The SPLITMUX-DVI-4(RT) can be cascaded to simultaneously display video from up to 16 sources on a single screen. A master/slave setup is used for this configuration – a master splitter connects to four slave splitters, with each slave splitter connecting to four DVI video sources.

The display, keyboard and mouse (or a touch screen monitor) are connected to the output of the master unit. Each input of the master unit must be connected to the output of a slave unit, with each slave unit input connected to a DVI video source.

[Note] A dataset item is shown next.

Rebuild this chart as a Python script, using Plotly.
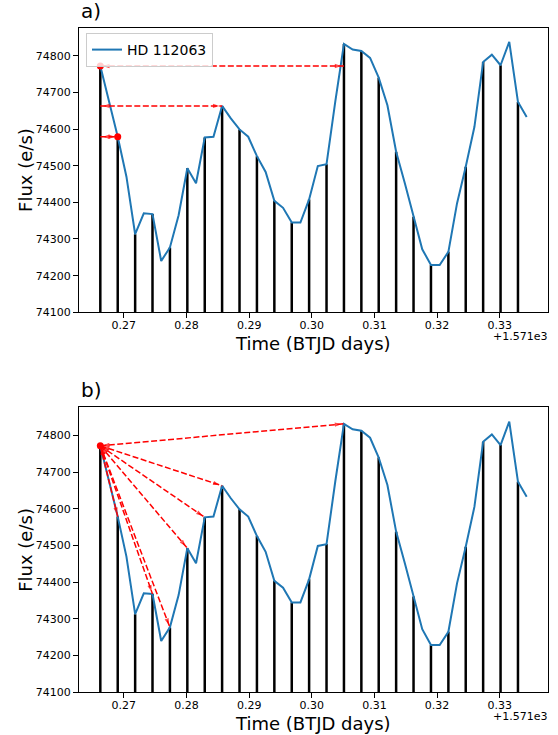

To simultaneously display video from all 16 sources on a single monitor, all five Quad Screen Splitters (1 master, 4 slaves) must have Quad Mode set as the display mode. The master unit splits the screen into four, with each quadrant displaying video from one slave. Each slave unit will further split its display quadrant into four, with video from each source taking up a sixteenth of the screen. Refer to the diagram below for a visual representation of the configuration.

Cascade Multiple Quad Screen Splitters

If less than four Quad Screen Splitters are cascaded, the unused channels on the master splitter will need to be disabled. Example: if two Quad Screen Splitters are cascaded from the master splitter, and connected to inputs one and two, then inputs three and four would need to be disabled.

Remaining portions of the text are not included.